Science

Chicago Man Says Screw It, Jams Cell Calls On Train

Cell phone jammers are illegal but also helpful if you can't deal with chatting commuters.

CBS Chicago/Screenshot

Dennis Nicholl, a 63-year old public accountant, Old Style drinker, and White Sox fan, may be described by coworkers as a “harmless guy” but he very much wants to harm the public’s cell phone reception — at least when people are chatting on Chicago’s “L” train during his commute. He was recently arrested for using an illegal cell phone jammer to silence the talkers on his regular Red Line regular trips , ending a months-long police search.

Police were tipped off in the fall after Chicagoans reported Nicholl’s signal jammer, but it wasn’t until photos of him holding a clunky device with thick antennas surfaced online, that the search picked up steam.

Local police, the Federal Communications Commission, and the Chicago Transit Authority teamed up to catch the cell phone crook, culminating Tuesday when an undercover officer witnessed Nicholl use the device. When he got off the train at Granville station he was arrested. (He was released on bail on Wednesday.)

The Chicago Tribune revealed that, in the arrest report, Nicholl admits to using the jamming device because “he gets annoyed at people talking on their cell phones while riding on the CTA.” Nicholl is clearly a man who needs more alone time.

Nicholl remained silent after his release from custody.

Screenshot/CBS Chicago

This was not the first time Nicholl has had brush with the law. In 2009 he pleaded guilty to a misdemeanor charge for, naturally, cell phone jamming. At the time he was placed under court supervision and his equipment was destroyed. The world of 2016 must have looked bleaker to Nicholl — in 2009 about 80 percent of American adults had cell phones. As of 2014, about 90 percent of Americans had cell phones — a number that is likely have increased since the last Census poll.

Cell phone jammers are not unheard of — the item was one of the top 10 searches on Google Trends in 2012 when a man who went by “Eric” told NBC 10 Philadelphia that he often used a cell phone jammer on his bus without regret.

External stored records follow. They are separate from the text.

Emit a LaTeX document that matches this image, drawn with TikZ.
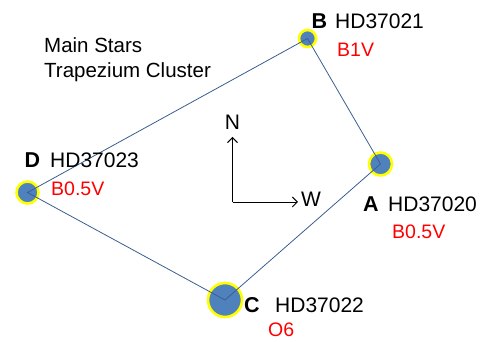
\documentclass[tikz,border=0pt]{standalone}
\usepackage{fontspec}
\setmainfont{Liberation Sans}
\usetikzlibrary{arrows.meta}
\definecolor{starblue}{HTML}{4F81BD}
\definecolor{edgeblue}{HTML}{3A5F8F}
\definecolor{ringyellow}{HTML}{FFFF00}
\begin{document}
\begin{tikzpicture}[x=1pt,y=-1pt,
  star/.style={circle,fill=starblue,draw=ringyellow,line width=2.6pt,inner sep=0pt,minimum size=#1},
  edge/.style={draw=edgeblue,line width=0.8pt},
  lbl/.style={anchor=base west,inner sep=0pt,font=\fontsize{21}{24}\selectfont},
  title/.style={anchor=base west,inner sep=0pt,font=\fontsize{20.5}{24}\selectfont},
  letter/.style={anchor=base west,inner sep=0pt,font=\fontsize{21.5}{24}\selectfont\bfseries},
  sptype/.style={anchor=base west,inner sep=0pt,text=red,font=\fontsize{19.5}{22}\selectfont},
  compass/.style={line width=0.9pt,-{Straight Barb[length=5pt,width=10pt]}}]
\useasboundingbox (0,0) rectangle (491,342);

% stars
\node[star=17pt] (B) at (307.5,38.5) {};
\node[star=23pt] (A) at (380.5,164) {};
\node[star=34pt] (C) at (225,300) {};
\node[star=22pt] (D) at (27.5,192.5) {};

% trapezium outline
\draw[edge] (B.center) -- (A.center) -- (C.center) -- (D.center) -- (B.center);

% title
\node[title] (t1) at (44,52.5) {Main Stars};
\node[title] (t2) at (44,77.5) {Trapezium Cluster};

% star labels
\node[letter] (Bl) at (311.5,29) {B};
\node[lbl] (Bn) at (335,29) {HD37021};
\node[sptype] (Bs) at (337,57) {B1V};

\node[letter] (Dl) at (24.5,168) {D};
\node[lbl] (Dn) at (50,168) {HD37023};
\node[sptype] (Ds) at (51,196) {B0.5V};

\node[letter] (Al) at (363,212) {A};
\node[lbl] (An) at (388,212) {HD37020};
\node[sptype] (As) at (392,239) {B0.5V};

\node[letter] (Cl) at (244,313) {C};
\node[lbl] (Cn) at (275,313) {HD37022};
\node[sptype] (Cs) at (268,337) {O6};

% compass
\coordinate (o) at (232.5,202);
\coordinate (n) at (232.5,137);
\coordinate (w) at (298,202);
\draw[compass] (o) -- (n);
\draw[compass] (o) -- (w);
\node[lbl,anchor=base] (N) at (232.5,130) {N};
\node[lbl] (W) at (301,207) {W};
\end{tikzpicture}
\end{document}
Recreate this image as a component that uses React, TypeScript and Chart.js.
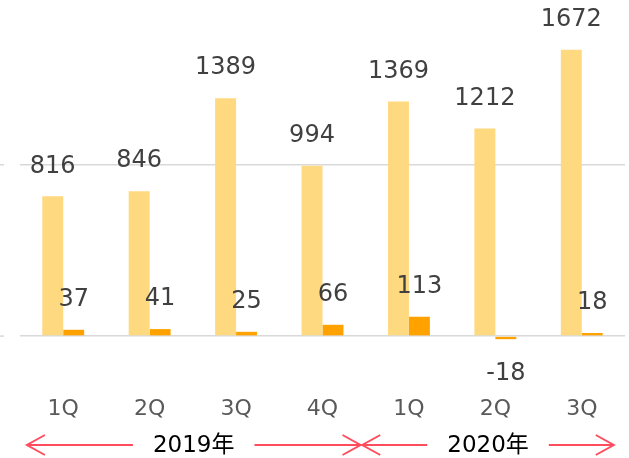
import React, { useEffect, useRef } from "react";
import { Chart, registerables } from "chart.js";

Chart.register(...registerables);

const categories = ["1Q", "2Q", "3Q", "4Q", "1Q", "2Q", "3Q"];
const salesValues = [816, 846, 1389, 994, 1369, 1212, 1672];
const profitValues = [37, 41, 25, 66, 113, -18, 18];
const yTicks = [0, 1000];
const yMax = 1962;
const yearLabels = ["2019年", "2020年"];
const yearStartIndex = [0, 4];
const yearEndIndex = [3, 6];

const SALES_COLOR = "#FFD97F";
const PROFIT_COLOR = "#FFA200";
const ARROW_COLOR = "#FF4D5E";
const FONT = "'DejaVu Sans', 'Noto Sans CJK JP', sans-serif";

const dataLabelPlugin = {
  id: "dataLabels",
  afterDatasetsDraw(chart: any) {
    const ctx = chart.ctx;
    ctx.save();
    ctx.font = `24px ${FONT}`;
    ctx.fillStyle = "#404040";
    ctx.textAlign = "center";
    ctx.textBaseline = "middle";
    chart.data.datasets.forEach((ds: any, di: number) => {
      const meta = chart.getDatasetMeta(di);
      meta.data.forEach((el: any, i: number) => {
        const v = ds.data[i];
        const y = v >= 0 ? el.y - 30 : el.y + 35;
        ctx.fillText(String(v), el.x, y);
      });
    });
    ctx.restore();
  },
};

const yearPlugin = {
  id: "yearArrows",
  afterDraw(chart: any) {
    const ctx = chart.ctx;
    const xs = chart.scales.x;
    const step = xs.getPixelForValue(1) - xs.getPixelForValue(0);
    const offsets = [
      [-0.42, 0.44],
      [-0.54, 0.37],
    ];
    const yRow = 445;
    ctx.save();
    ctx.font = `23px ${FONT}`;
    ctx.textAlign = "center";
    ctx.textBaseline = "middle";
    yearLabels.forEach((label, k) => {
      const left = xs.getPixelForValue(yearStartIndex[k]) + offsets[k][0] * step;
      const right = xs.getPixelForValue(yearEndIndex[k]) + offsets[k][1] * step;
      const cx = (left + right) / 2;
      ctx.fillStyle = "#000000";
      ctx.fillText(label, cx, yRow + 1);
      const tw = ctx.measureText(label).width;
      const gap = 20;
      ctx.strokeStyle = ARROW_COLOR;
      ctx.lineWidth = 2;
      ctx.beginPath();
      ctx.moveTo(cx - tw / 2 - gap, yRow);
      ctx.lineTo(left, yRow);
      ctx.moveTo(left + 18, yRow - 10);
      ctx.lineTo(left, yRow);
      ctx.lineTo(left + 18, yRow + 10);
      ctx.stroke();
      ctx.beginPath();
      ctx.moveTo(cx + tw / 2 + gap, yRow);
      ctx.lineTo(right, yRow);
      ctx.moveTo(right - 18, yRow - 10);
      ctx.lineTo(right, yRow);
      ctx.lineTo(right - 18, yRow + 10);
      ctx.stroke();
    });
    ctx.restore();
  },
};

const yTickMarkPlugin = {
  id: "yTickMarks",
  afterDraw(chart: any) {
    const ctx = chart.ctx;
    const ys = chart.scales.y;
    ctx.save();
    ctx.strokeStyle = "#d9d9d9";
    ctx.lineWidth = 1.5;
    yTicks.forEach((v) => {
      const y = ys.getPixelForValue(v);
      ctx.beginPath();
      ctx.moveTo(0, y);
      ctx.lineTo(4, y);
      ctx.stroke();
    });
    ctx.restore();
  },
};

export default function App() {
  const canvasRef = useRef<HTMLCanvasElement | null>(null);

  useEffect(() => {
    if (!canvasRef.current) return;
    const chart = new Chart(canvasRef.current, {
      type: "bar",
      data: {
        labels: categories,
        datasets: [
          {
            label: "売上高",
            data: salesValues,
            backgroundColor: SALES_COLOR,
            clip: false as any,
          },
          {
            label: "営業利益",
            data: profitValues,
            backgroundColor: PROFIT_COLOR,
            clip: false as any,
          },
        ],
      },
      options: {
        animation: false,
        responsive: false,
        devicePixelRatio: 1,
        layout: { padding: { left: 20, right: 4, top: 0, bottom: 33.5 } },
        datasets: { bar: { categoryPercentage: 0.485, barPercentage: 1 } },
        plugins: { legend: { display: false }, tooltip: { enabled: false } },
        scales: {
          x: {
            grid: {
              display: true,
              drawOnChartArea: false,
              drawTicks: true,
              tickLength: 58,
              color: "rgba(0,0,0,0)",
            },
            border: { display: false },
            ticks: {
              color: "#595959",
              font: { family: FONT, size: 22 },
              padding: 2,
              maxRotation: 0,
              autoSkip: false,
            },
          },
          y: {
            min: 0,
            max: yMax,
            afterBuildTicks: (axis: any) => {
              axis.ticks = yTicks.map((v) => ({ value: v }));
            },
            ticks: { display: false },
            grid: { color: "#d9d9d9", lineWidth: 1.5, drawTicks: false },
            border: { display: false },
          },
        },
      },
      plugins: [dataLabelPlugin, yearPlugin, yTickMarkPlugin],
    });
    return () => chart.destroy();
  }, []);

  return (
    <div style={{ position: "absolute", left: 0, top: 0, width: 629, height: 458, background: "#fff" }}>
      <canvas ref={canvasRef} width={629} height={458} />
    </div>
  );
}
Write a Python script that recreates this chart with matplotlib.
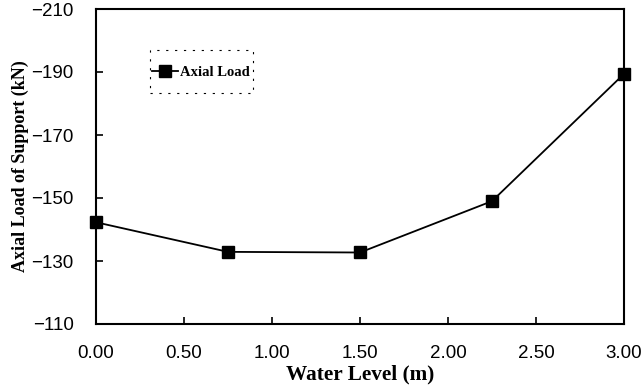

But while YouTube is filled with explainer videos for building a jammer, that doesn’t make them legal.

Under FCC regulations, it’s illegal to market, sell or use cell phone jammers — also known as signal blockers, GPS jammers, and text stoppers.

Although a handful of marketers say that the devices are legal in the United States, they’re lying. In 2014, the FCC hit Florida resident Jason Humphreys with a $48,000 penalty for using a cell phone jammer as he drove around Tampa.

A cell phone jammer.

Baishampayan Ghose/Flickr

Jammers block all radio communications on devices that operate on radio frequencies by emitting its own radio frequency waves, effectively halting the connection. Besides being a pretty Napoleonic way of establishing power, they’re illegal because they stop all transmissions in the area, effectively halting any potential emergency communications.

“Jamming devices create serious safety risks,” FCC Chief Michele Ellison said in a 2011 statement. “The price for one person’s moment of peace or privacy, could be the safety and well-being of others.”

While we can’t recommend that you build one, it’s not exactly hard to figure out how. The illegality of the device means most videos on YouTube are actually reviews and not tutorials, and some have managed to sneak by.